- TASK PROMPT -
No images are to be carried over; print all other material exactly as it stands.

* * *

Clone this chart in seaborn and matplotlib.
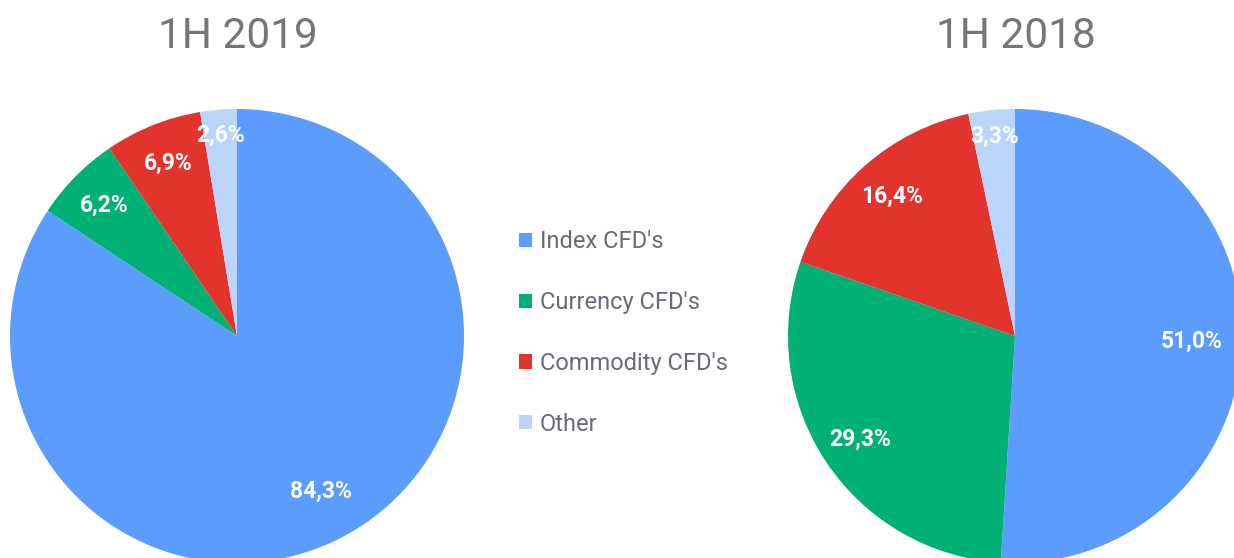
"""
CFD revenue split, 1H 2019 vs 1H 2018 (two pies with a shared legend)
"""

import matplotlib
matplotlib.use('Agg')
import matplotlib.pyplot as plt
import seaborn as sns
import numpy as np

# data
categories = ["Index CFD's", "Currency CFD's", "Commodity CFD's", "Other"]
share_2019 = [84.3, 6.2, 6.9, 2.6]
share_2018 = [51.0, 29.3, 16.4, 3.3]
titles = ['1H 2019', '1H 2018']

colors = sns.color_palette(['#5b9cfd', '#00b074', '#e2332d', '#bad4fa'])

sns.set_style("white")
plt.rcParams['font.family'] = ['Roboto', 'DejaVu Sans']

W, H = 1234, 558
fig = plt.figure(figsize=(W / 100, H / 100), dpi=100)


def fmt_pct(p):
    return f'{p:.1f}%'.replace('.', ',')


def draw_pie(cx, cy, r, values, title):
    # axes box in pixels -> figure fraction (pie radius = 1 fills the box)
    ax = fig.add_axes([(cx - r) / W, (H - cy - r) / H, 2 * r / W, 2 * r / H])
    wedges, texts, autotexts = ax.pie(values, colors=colors, startangle=90, counterclock=False,
                                      autopct=fmt_pct, pctdistance=0.82,
                                      wedgeprops={'linewidth': 0},
                                      textprops={'color': 'white', 'fontsize': 16.5, 'fontweight': 'bold'})
    # small slices: label a bit further out, big slices: a bit further in
    for v, t in zip(values, autotexts):
        x, y = t.get_position()
        if v < 5:
            t.set_position((x * 1.08, y * 1.08))
        elif v > 40:
            t.set_position((x * 0.95, y * 0.95))
    ax.set_xlim(-1, 1)
    ax.set_ylim(-1, 1)
    ax.set_aspect('equal')
    ax.axis('off')
    fig.text(cx / W + 0.001, 1 - 36 / H, title, ha='center', va='center',
             fontsize=30.5, color='#767676')
    return wedges


wedges = draw_pie(237, 336, 227, share_2019, titles[0])
draw_pie(1015, 336, 227, share_2018, titles[1])

leg = fig.legend(wedges, categories, loc='center left', bbox_to_anchor=(510 / W, 1 - 333 / H),
                 frameon=False, fontsize=17, handlelength=0.55, handleheight=0.55,
                 handletextpad=0.3, labelspacing=1.6, borderaxespad=0)
for t in leg.get_texts():
    t.set_color('#686b75')

fig.savefig('out.png', dpi=100)
print("saved out.png")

* * *

- TASK OUTPUT -
Clone this chart in seaborn and matplotlib.
"""
CFD revenue split, 1H 2019 vs 1H 2018 (two pies with a shared legend)
"""

import matplotlib
matplotlib.use('Agg')
import matplotlib.pyplot as plt
import seaborn as sns
import numpy as np

# data
categories = ["Index CFD's", "Currency CFD's", "Commodity CFD's", "Other"]
share_2019 = [84.3, 6.2, 6.9, 2.6]
share_2018 = [51.0, 29.3, 16.4, 3.3]
titles = ['1H 2019', '1H 2018']

colors = sns.color_palette(['#5b9cfd', '#00b074', '#e2332d', '#bad4fa'])

sns.set_style("white")
plt.rcParams['font.family'] = ['Roboto', 'DejaVu Sans']

W, H = 1234, 558
fig = plt.figure(figsize=(W / 100, H / 100), dpi=100)


def fmt_pct(p):
    return f'{p:.1f}%'.replace('.', ',')


def draw_pie(cx, cy, r, values, title):
    # axes box in pixels -> figure fraction (pie radius = 1 fills the box)
    ax = fig.add_axes([(cx - r) / W, (H - cy - r) / H, 2 * r / W, 2 * r / H])
    wedges, texts, autotexts = ax.pie(values, colors=colors, startangle=90, counterclock=False,
                                      autopct=fmt_pct, pctdistance=0.82,
                                      wedgeprops={'linewidth': 0},
                                      textprops={'color': 'white', 'fontsize': 16.5, 'fontweight': 'bold'})
    # small slices: label a bit further out, big slices: a bit further in
    for v, t in zip(values, autotexts):
        x, y = t.get_position()
        if v < 5:
            t.set_position((x * 1.08, y * 1.08))
        elif v > 40:
            t.set_position((x * 0.95, y * 0.95))
    ax.set_xlim(-1, 1)
    ax.set_ylim(-1, 1)
    ax.set_aspect('equal')
    ax.axis('off')
    fig.text(cx / W + 0.001, 1 - 36 / H, title, ha='center', va='center',
             fontsize=30.5, color='#767676')
    return wedges


wedges = draw_pie(237, 336, 227, share_2019, titles[0])
draw_pie(1015, 336, 227, share_2018, titles[1])

leg = fig.legend(wedges, categories, loc='center left', bbox_to_anchor=(510 / W, 1 - 333 / H),
                 frameon=False, fontsize=17, handlelength=0.55, handleheight=0.55,
                 handletextpad=0.3, labelspacing=1.6, borderaxespad=0)
for t in leg.get_texts():
    t.set_color('#686b75')

fig.savefig('out.png', dpi=100)
print("saved out.png")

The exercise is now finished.